On Wed, Jul 24, 2013 at 7:55 AM, gre...@linuxfoundation.org >>
"Kroah-Hartman, Greg" <gre...@linuxfoundation.org> wrote:
> On Wed, Jul 24, 2013 at 01:40:56PM +0000, Shuah Khan wrote:
>> Note: When I did a git reset --hard on 3.10.2-rc2 patch,
>> drivers/acpi/acpi_cmos_rtc.c was left as an untracked file.
>> I had to remove it before git pull succeeded for 3.10.2.
>
> Yes, that's because 3.10.2 added a new file to the tree, so this is to
> be expected.

.. well, depending on how you do it, yes.

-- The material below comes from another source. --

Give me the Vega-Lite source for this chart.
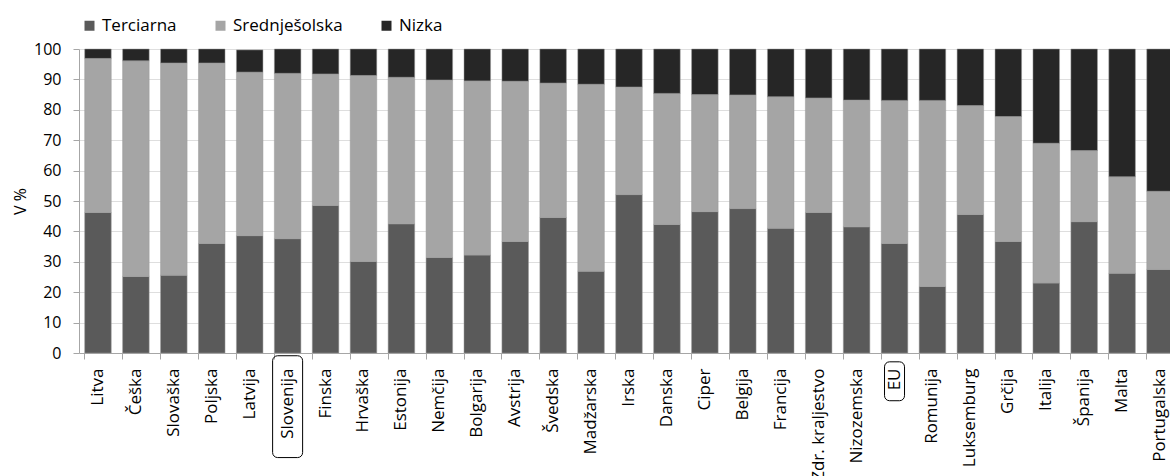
{
  "$schema": "https://vega.github.io/schema/vega-lite/v6.json",
  "autosize": "none",
  "width": 1091,
  "height": 304,
  "padding": {"left": 79, "top": 49, "right": 0, "bottom": 123},
  "background": "#ffffff",
  "config": {
    "font": "Open Sans",
    "view": {"stroke": null},
    "axis": {"labelFont": "Open Sans", "labelFontSize": 16, "labelColor": "#000000", "titleFont": "Open Sans", "titleFontSize": 16, "titleFontWeight": "normal", "titleColor": "#000000"}
  },
  "datasets": {
    "edu": [
      {"country": "Litva", "level": "Terciarna", "pct": 46.2}, {"country": "Litva", "level": "Srednješolska", "pct": 50.7}, {"country": "Litva", "level": "Nizka", "pct": 3.1},
      {"country": "Češka", "level": "Terciarna", "pct": 25.2}, {"country": "Češka", "level": "Srednješolska", "pct": 70.9}, {"country": "Češka", "level": "Nizka", "pct": 3.9},
      {"country": "Slovaška", "level": "Terciarna", "pct": 25.6}, {"country": "Slovaška", "level": "Srednješolska", "pct": 69.8}, {"country": "Slovaška", "level": "Nizka", "pct": 4.6},
      {"country": "Poljska", "level": "Terciarna", "pct": 36.0}, {"country": "Poljska", "level": "Srednješolska", "pct": 59.4}, {"country": "Poljska", "level": "Nizka", "pct": 4.6},
      {"country": "Latvija", "level": "Terciarna", "pct": 38.6}, {"country": "Latvija", "level": "Srednješolska", "pct": 53.8}, {"country": "Latvija", "level": "Nizka", "pct": 7.3},
      {"country": "Slovenija", "level": "Terciarna", "pct": 37.6}, {"country": "Slovenija", "level": "Srednješolska", "pct": 54.4}, {"country": "Slovenija", "level": "Nizka", "pct": 8.0},
      {"country": "Finska", "level": "Terciarna", "pct": 48.5}, {"country": "Finska", "level": "Srednješolska", "pct": 43.3}, {"country": "Finska", "level": "Nizka", "pct": 8.2},
      {"country": "Hrvaška", "level": "Terciarna", "pct": 30.1}, {"country": "Hrvaška", "level": "Srednješolska", "pct": 61.2}, {"country": "Hrvaška", "level": "Nizka", "pct": 8.7},
      {"country": "Estonija", "level": "Terciarna", "pct": 42.5}, {"country": "Estonija", "level": "Srednješolska", "pct": 48.2}, {"country": "Estonija", "level": "Nizka", "pct": 9.3},
      {"country": "Nemčija", "level": "Terciarna", "pct": 31.4}, {"country": "Nemčija", "level": "Srednješolska", "pct": 58.4}, {"country": "Nemčija", "level": "Nizka", "pct": 10.2},
      {"country": "Bolgarija", "level": "Terciarna", "pct": 32.2}, {"country": "Bolgarija", "level": "Srednješolska", "pct": 57.3}, {"country": "Bolgarija", "level": "Nizka", "pct": 10.5},
      {"country": "Avstrija", "level": "Terciarna", "pct": 36.7}, {"country": "Avstrija", "level": "Srednješolska", "pct": 52.7}, {"country": "Avstrija", "level": "Nizka", "pct": 10.6},
      {"country": "Švedska", "level": "Terciarna", "pct": 44.6}, {"country": "Švedska", "level": "Srednješolska", "pct": 44.2}, {"country": "Švedska", "level": "Nizka", "pct": 11.2},
      {"country": "Madžarska", "level": "Terciarna", "pct": 26.9}, {"country": "Madžarska", "level": "Srednješolska", "pct": 61.5}, {"country": "Madžarska", "level": "Nizka", "pct": 11.6},
      {"country": "Irska", "level": "Terciarna", "pct": 52.1}, {"country": "Irska", "level": "Srednješolska", "pct": 35.4}, {"country": "Irska", "level": "Nizka", "pct": 12.5},
      {"country": "Danska", "level": "Terciarna", "pct": 42.3}, {"country": "Danska", "level": "Srednješolska", "pct": 43.1}, {"country": "Danska", "level": "Nizka", "pct": 14.6},
      {"country": "Ciper", "level": "Terciarna", "pct": 46.5}, {"country": "Ciper", "level": "Srednješolska", "pct": 38.5}, {"country": "Ciper", "level": "Nizka", "pct": 15.0},
      {"country": "Belgija", "level": "Terciarna", "pct": 47.5}, {"country": "Belgija", "level": "Srednješolska", "pct": 37.4}, {"country": "Belgija", "level": "Nizka", "pct": 15.1},
      {"country": "Francija", "level": "Terciarna", "pct": 41.0}, {"country": "Francija", "level": "Srednješolska", "pct": 43.3}, {"country": "Francija", "level": "Nizka", "pct": 15.7},
      {"country": "Zdr. kraljestvo", "level": "Terciarna", "pct": 46.2}, {"country": "Zdr. kraljestvo", "level": "Srednješolska", "pct": 37.7}, {"country": "Zdr. kraljestvo", "level": "Nizka", "pct": 16.1},
      {"country": "Nizozemska", "level": "Terciarna", "pct": 41.5}, {"country": "Nizozemska", "level": "Srednješolska", "pct": 41.7}, {"country": "Nizozemska", "level": "Nizka", "pct": 16.8},
      {"country": "EU", "level": "Terciarna", "pct": 36.0}, {"country": "EU", "level": "Srednješolska", "pct": 47.1}, {"country": "EU", "level": "Nizka", "pct": 16.9},
      {"country": "Romunija", "level": "Terciarna", "pct": 21.9}, {"country": "Romunija", "level": "Srednješolska", "pct": 61.2}, {"country": "Romunija", "level": "Nizka", "pct": 16.9},
      {"country": "Luksemburg", "level": "Terciarna", "pct": 45.6}, {"country": "Luksemburg", "level": "Srednješolska", "pct": 35.8}, {"country": "Luksemburg", "level": "Nizka", "pct": 18.6},
      {"country": "Grčija", "level": "Terciarna", "pct": 36.7}, {"country": "Grčija", "level": "Srednješolska", "pct": 41.1}, {"country": "Grčija", "level": "Nizka", "pct": 22.2},
      {"country": "Italija", "level": "Terciarna", "pct": 23.0}, {"country": "Italija", "level": "Srednješolska", "pct": 46.0}, {"country": "Italija", "level": "Nizka", "pct": 31.0},
      {"country": "Španija", "level": "Terciarna", "pct": 43.2}, {"country": "Španija", "level": "Srednješolska", "pct": 23.4}, {"country": "Španija", "level": "Nizka", "pct": 33.4},
      {"country": "Malta", "level": "Terciarna", "pct": 26.2}, {"country": "Malta", "level": "Srednješolska", "pct": 31.8}, {"country": "Malta", "level": "Nizka", "pct": 42.0},
      {"country": "Portugalska", "level": "Terciarna", "pct": 27.5}, {"country": "Portugalska", "level": "Srednješolska", "pct": 25.7}, {"country": "Portugalska", "level": "Nizka", "pct": 46.8}
    ],
    "highlight": [
      {"country": "Slovenija"},
      {"country": "EU"}
    ]
  },
  "resolve": {"axis": {"y": "independent"}},
  "encoding": {
    "x": {
      "field": "country",
      "type": "nominal",
      "sort": null,
      "scale": {"range": [0, 1100], "paddingInner": 0.3, "paddingOuter": 0.15},
      "axis": {
        "title": null,
        "labelAngle": -90,
        "labelAlign": "right",
        "labelBaseline": "middle",
        "labelFontSize": 17,
        "labelPadding": 9,
        "labelOverlap": false,
        "bandPosition": 0,
        "tickSize": 6,
        "tickColor": "#a6a6a6",
        "domainColor": "#a6a6a6",
        "grid": false
      }
    }
  },
  "layer": [
    {
      "data": {"name": "edu"},
      "mark": {"type": "bar", "stroke": "#9a9a9a", "strokeWidth": 0.5},
      "encoding": {
        "y": {
          "field": "pct",
          "type": "quantitative",
          "stack": "zero",
          "scale": {"domain": [0, 100], "nice": false},
          "axis": {
            "title": "V %",
            "titlePadding": 5,
            "values": [0, 10, 20, 30, 40, 50, 60, 70, 80, 90, 100],
            "labelOverlap": false,
            "tickSize": 6,
            "labelPadding": 12,
            "tickColor": "#a6a6a6",
            "domainColor": "#a6a6a6",
            "gridColor": "#dedede",
            "grid": true
          }
        },
        "color": {
          "field": "level",
          "type": "nominal",
          "sort": ["Terciarna", "Srednješolska", "Nizka"],
          "scale": {"domain": ["Terciarna", "Srednješolska", "Nizka"], "range": ["#5a5a5a", "#a5a5a5", "#262626"]},
          "legend": {
            "title": null,
            "orient": "none",
            "legendX": 2,
            "legendY": -32,
            "direction": "horizontal",
            "symbolType": "square",
            "symbolSize": 100,
            "symbolStrokeWidth": 0,
            "labelFontSize": 17,
            "labelFont": "Open Sans",
            "labelColor": "#000000",
            "labelOffset": 4,
            "columnPadding": 35,
            "padding": 0
          }
        }
      }
    },
    {
      "data": {"name": "highlight"},
      "transform": [{"filter": "datum.country === 'Slovenija'"}],
      "mark": {"type": "bar", "width": 30, "fill": "#ffffff", "fillOpacity": 0, "stroke": "#000000", "strokeWidth": 1, "cornerRadius": 5, "clip": false},
      "encoding": {
        "y": {"datum": -0.9, "type": "quantitative", "axis": null},
        "y2": {"datum": -34.4}
      }
    },
    {
      "data": {"name": "highlight"},
      "transform": [{"filter": "datum.country === 'EU'"}],
      "mark": {"type": "bar", "width": 20, "fill": "#ffffff", "fillOpacity": 0, "stroke": "#000000", "strokeWidth": 1, "cornerRadius": 5, "clip": false},
      "encoding": {
        "y": {"datum": -2.9, "type": "quantitative", "axis": null},
        "y2": {"datum": -15.7}
      }
    }
  ]
}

So if you just originally apply it as a patch, and don't actually tell
git about the file, then yes, "git reset --hard" will leave the new
file alone, since git doesn't really even know about it - the same way
that "git diff" will not actually show the file at all, for the same
reason.

And then when you apply the patch again, or when you do a "git pull",
things will be unhappy, because you have that old untracked file
still.

When working with that kind of setup, you're generally best off doing
"git clean -dqfx" or similar to remove all files git doesn't know
about. Or just doing it by hand.

The alternative workflow is to tell git to track the new files added
by the patch. So if you use "git apply --index", git will not just
apply the patch, it will also add the result to the index - so you
could commit it with a single "git commit", and you can see the diff -
including new files - with "git diff --cached". And then "git reset
--hard" will also undo the new files.

So you *can* make git track the new files as you apply a patch.
Whether you actually want to is up to you.